:: Task requirements ::
Give a verbatim copy of the lines below, minus the pictures.
START
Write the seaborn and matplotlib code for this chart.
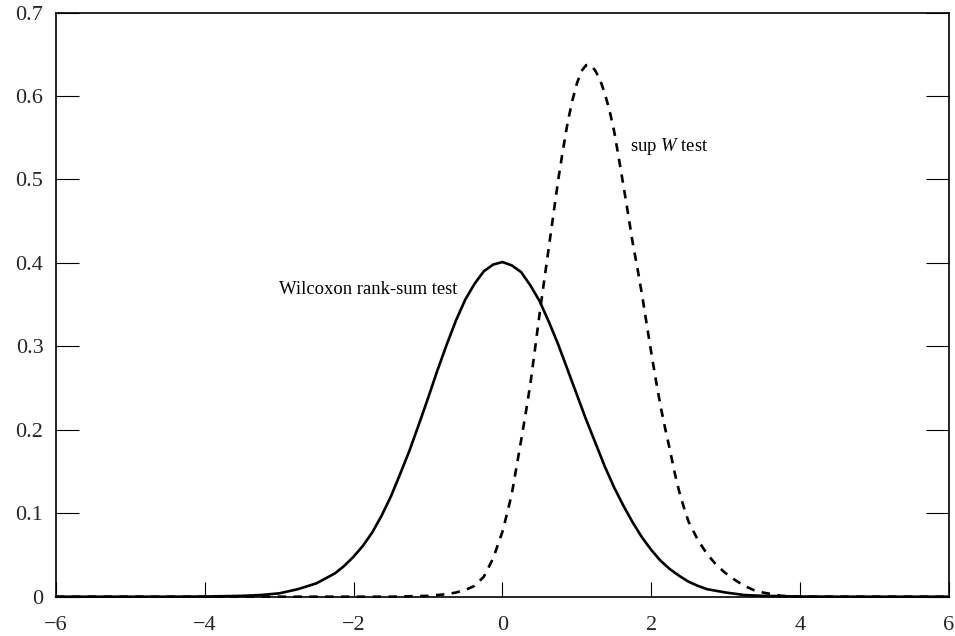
import matplotlib
matplotlib.use("Agg")
import matplotlib.pyplot as plt
import seaborn as sns
import pandas as pd

# ---- data ----
wilcoxon_x = [-6, -4.5, -4, -3.5, -3.375, -3.25, -3.125, -3, -2.875, -2.75, -2.625, -2.5, -2.375,
              -2.25, -2.125, -2, -1.875, -1.75, -1.625, -1.5, -1.375, -1.25, -1.125, -1,
              -0.875, -0.75, -0.625, -0.5, -0.375, -0.25, -0.125, 0, 0.125, 0.25, 0.375,
              0.5, 0.625, 0.75, 0.875, 1, 1.125, 1.25, 1.375, 1.5, 1.625, 1.75, 1.875, 2,
              2.125, 2.25, 2.375, 2.5, 2.625, 2.75, 2.875, 3, 3.25, 3.5, 4, 4.5, 6]
wilcoxon_y = [0, 0, 0.0002, 0.001, 0.0015, 0.002, 0.003, 0.004, 0.0065, 0.009, 0.0125, 0.016, 0.022,
              0.028, 0.037, 0.048, 0.061, 0.077, 0.097, 0.12, 0.147, 0.175, 0.206, 0.238,
              0.271, 0.302, 0.331, 0.356, 0.375, 0.39, 0.398, 0.401, 0.397, 0.389, 0.373,
              0.354, 0.329, 0.302, 0.272, 0.242, 0.212, 0.184, 0.156, 0.131, 0.109, 0.089, 0.071, 0.056,
              0.043, 0.033, 0.025, 0.018, 0.013, 0.009, 0.007, 0.005, 0.002, 0.001, 0.0002, 0, 0]

supw_x = [-6, -1.5, -1, -0.875, -0.75, -0.625, -0.5, -0.375, -0.25, -0.125, 0, 0.0625, 0.125,
          0.1875, 0.25, 0.3125, 0.375, 0.4375, 0.5, 0.5625, 0.625, 0.6875, 0.75, 0.8125,
          0.875, 0.9375, 1, 1.0625, 1.125, 1.1875, 1.25, 1.3125, 1.375, 1.4375, 1.5,
          1.5625, 1.625, 1.6875, 1.75, 1.8125, 1.875, 1.9375, 2, 2.0625, 2.125, 2.1875,
          2.25, 2.3125, 2.375, 2.4375, 2.5, 2.625, 2.75, 2.875, 3, 3.125, 3.25, 3.375,
          3.5, 3.625, 3.75, 4, 6]
supw_y = [0, 0, 0.001, 0.002, 0.003, 0.005, 0.008, 0.013, 0.024, 0.046, 0.078, 0.10, 0.123,
          0.155, 0.187, 0.22, 0.255, 0.297, 0.34, 0.38, 0.42, 0.46, 0.5, 0.535,
          0.568, 0.594, 0.615, 0.630, 0.637, 0.637, 0.630, 0.619, 0.603, 0.583, 0.558,
          0.526, 0.493, 0.459, 0.424, 0.394, 0.362, 0.327, 0.292, 0.259, 0.228, 0.201,
          0.176, 0.149, 0.126, 0.107, 0.09, 0.068, 0.051, 0.038, 0.028, 0.02, 0.013, 0.008,
          0.005, 0.003, 0.001, 0, 0]

x_ticks = [-6, -4, -2, 0, 2, 4, 6]
x_labels = ["\u22126", "\u22124", "\u22122", "0", "2", "4", "6"]
y_ticks = [0, 0.1, 0.2, 0.3, 0.4, 0.5, 0.6, 0.7]
y_labels = ["0", "0.1", "0.2", "0.3", "0.4", "0.5", "0.6", "0.7"]

label_wilcoxon = "Wilcoxon rank-sum test"
label_supw = r"sup $\it{W}$ test"

# ---- plot ----
sns.set_theme(style="white")
plt.rcParams["font.family"] = ["Liberation Serif", "DejaVu Serif"]
plt.rcParams["mathtext.fontset"] = "custom"
plt.rcParams["mathtext.it"] = "Liberation Serif:italic"
plt.rcParams["mathtext.rm"] = "Liberation Serif"

fig = plt.figure(figsize=(9.55, 6.36), dpi=100)
ax = fig.add_axes([0.0586, 0.0618, 0.9351, 0.9185])

df_w = pd.DataFrame({"x": wilcoxon_x, "y": wilcoxon_y})
df_s = pd.DataFrame({"x": supw_x, "y": supw_y})

sns.lineplot(data=df_w, x="x", y="y", ax=ax, color="black", lw=1.9, clip_on=False)
sns.lineplot(data=df_s, x="x", y="y", ax=ax, color="black", lw=1.9,
             linestyle=(0, (3.2, 2.8)), clip_on=False)

ax.set_xlim(-6, 6)
ax.set_ylim(0, 0.7)
ax.set_xticks(x_ticks)
ax.set_xticklabels(x_labels)
ax.set_yticks(y_ticks)
ax.set_yticklabels(y_labels)
ax.set_xlabel("")
ax.set_ylabel("")

ax.tick_params(axis="x", direction="in", length=10.5, width=0.8, color="black",
               labelsize=16, pad=14, top=False, bottom=True)
ax.tick_params(axis="y", direction="in", length=16.5, width=0.8, color="black",
               labelsize=16, pad=9, left=True, right=True)

for s in ax.spines.values():
    s.set_visible(True)
    s.set_color("black")
    s.set_linewidth(1.2)

ax.text(-3.0, 0.368, label_wilcoxon, fontsize=13.4, ha="left", va="center", color="black")
ax.text(1.71, 0.540, label_supw, fontsize=13.4, ha="left", va="center", color="black")

fig.savefig("out.png", dpi=100, facecolor="white")
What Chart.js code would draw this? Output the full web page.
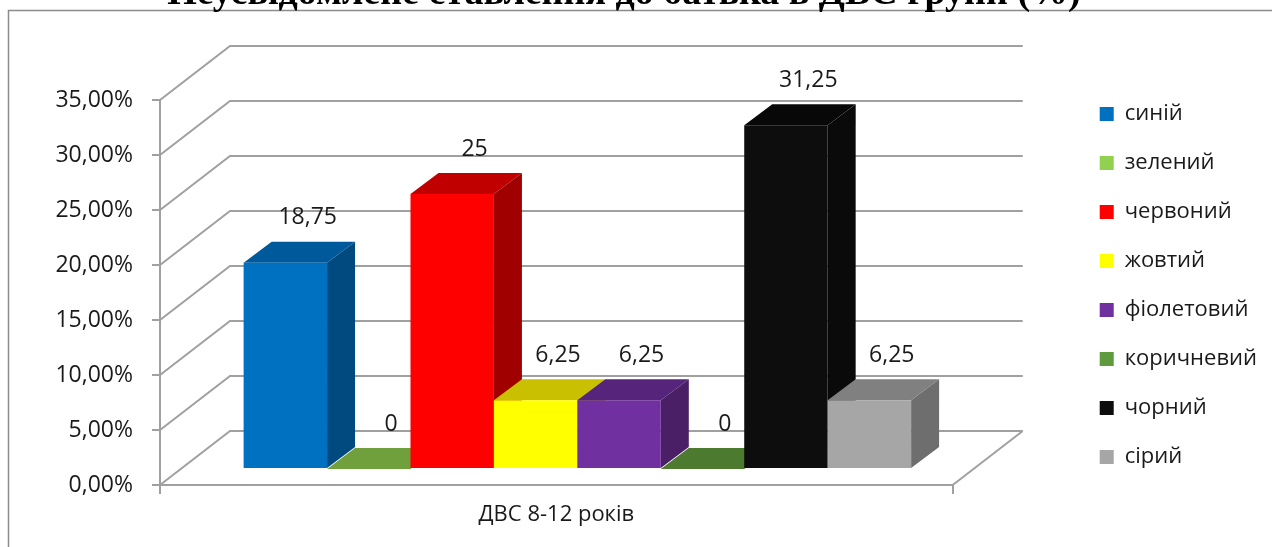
END
:: Right answer ::
Write the seaborn and matplotlib code for this chart.
import matplotlib
matplotlib.use("Agg")
import matplotlib.pyplot as plt
import seaborn as sns
import pandas as pd

# ---- data ----
wilcoxon_x = [-6, -4.5, -4, -3.5, -3.375, -3.25, -3.125, -3, -2.875, -2.75, -2.625, -2.5, -2.375,
              -2.25, -2.125, -2, -1.875, -1.75, -1.625, -1.5, -1.375, -1.25, -1.125, -1,
              -0.875, -0.75, -0.625, -0.5, -0.375, -0.25, -0.125, 0, 0.125, 0.25, 0.375,
              0.5, 0.625, 0.75, 0.875, 1, 1.125, 1.25, 1.375, 1.5, 1.625, 1.75, 1.875, 2,
              2.125, 2.25, 2.375, 2.5, 2.625, 2.75, 2.875, 3, 3.25, 3.5, 4, 4.5, 6]
wilcoxon_y = [0, 0, 0.0002, 0.001, 0.0015, 0.002, 0.003, 0.004, 0.0065, 0.009, 0.0125, 0.016, 0.022,
              0.028, 0.037, 0.048, 0.061, 0.077, 0.097, 0.12, 0.147, 0.175, 0.206, 0.238,
              0.271, 0.302, 0.331, 0.356, 0.375, 0.39, 0.398, 0.401, 0.397, 0.389, 0.373,
              0.354, 0.329, 0.302, 0.272, 0.242, 0.212, 0.184, 0.156, 0.131, 0.109, 0.089, 0.071, 0.056,
              0.043, 0.033, 0.025, 0.018, 0.013, 0.009, 0.007, 0.005, 0.002, 0.001, 0.0002, 0, 0]

supw_x = [-6, -1.5, -1, -0.875, -0.75, -0.625, -0.5, -0.375, -0.25, -0.125, 0, 0.0625, 0.125,
          0.1875, 0.25, 0.3125, 0.375, 0.4375, 0.5, 0.5625, 0.625, 0.6875, 0.75, 0.8125,
          0.875, 0.9375, 1, 1.0625, 1.125, 1.1875, 1.25, 1.3125, 1.375, 1.4375, 1.5,
          1.5625, 1.625, 1.6875, 1.75, 1.8125, 1.875, 1.9375, 2, 2.0625, 2.125, 2.1875,
          2.25, 2.3125, 2.375, 2.4375, 2.5, 2.625, 2.75, 2.875, 3, 3.125, 3.25, 3.375,
          3.5, 3.625, 3.75, 4, 6]
supw_y = [0, 0, 0.001, 0.002, 0.003, 0.005, 0.008, 0.013, 0.024, 0.046, 0.078, 0.10, 0.123,
          0.155, 0.187, 0.22, 0.255, 0.297, 0.34, 0.38, 0.42, 0.46, 0.5, 0.535,
          0.568, 0.594, 0.615, 0.630, 0.637, 0.637, 0.630, 0.619, 0.603, 0.583, 0.558,
          0.526, 0.493, 0.459, 0.424, 0.394, 0.362, 0.327, 0.292, 0.259, 0.228, 0.201,
          0.176, 0.149, 0.126, 0.107, 0.09, 0.068, 0.051, 0.038, 0.028, 0.02, 0.013, 0.008,
          0.005, 0.003, 0.001, 0, 0]

x_ticks = [-6, -4, -2, 0, 2, 4, 6]
x_labels = ["\u22126", "\u22124", "\u22122", "0", "2", "4", "6"]
y_ticks = [0, 0.1, 0.2, 0.3, 0.4, 0.5, 0.6, 0.7]
y_labels = ["0", "0.1", "0.2", "0.3", "0.4", "0.5", "0.6", "0.7"]

label_wilcoxon = "Wilcoxon rank-sum test"
label_supw = r"sup $\it{W}$ test"

# ---- plot ----
sns.set_theme(style="white")
plt.rcParams["font.family"] = ["Liberation Serif", "DejaVu Serif"]
plt.rcParams["mathtext.fontset"] = "custom"
plt.rcParams["mathtext.it"] = "Liberation Serif:italic"
plt.rcParams["mathtext.rm"] = "Liberation Serif"

fig = plt.figure(figsize=(9.55, 6.36), dpi=100)
ax = fig.add_axes([0.0586, 0.0618, 0.9351, 0.9185])

df_w = pd.DataFrame({"x": wilcoxon_x, "y": wilcoxon_y})
df_s = pd.DataFrame({"x": supw_x, "y": supw_y})

sns.lineplot(data=df_w, x="x", y="y", ax=ax, color="black", lw=1.9, clip_on=False)
sns.lineplot(data=df_s, x="x", y="y", ax=ax, color="black", lw=1.9,
             linestyle=(0, (3.2, 2.8)), clip_on=False)

ax.set_xlim(-6, 6)
ax.set_ylim(0, 0.7)
ax.set_xticks(x_ticks)
ax.set_xticklabels(x_labels)
ax.set_yticks(y_ticks)
ax.set_yticklabels(y_labels)
ax.set_xlabel("")
ax.set_ylabel("")

ax.tick_params(axis="x", direction="in", length=10.5, width=0.8, color="black",
               labelsize=16, pad=14, top=False, bottom=True)
ax.tick_params(axis="y", direction="in", length=16.5, width=0.8, color="black",
               labelsize=16, pad=9, left=True, right=True)

for s in ax.spines.values():
    s.set_visible(True)
    s.set_color("black")
    s.set_linewidth(1.2)

ax.text(-3.0, 0.368, label_wilcoxon, fontsize=13.4, ha="left", va="center", color="black")
ax.text(1.71, 0.540, label_supw, fontsize=13.4, ha="left", va="center", color="black")

fig.savefig("out.png", dpi=100, facecolor="white")
What Chart.js code would draw this? Output the full web page.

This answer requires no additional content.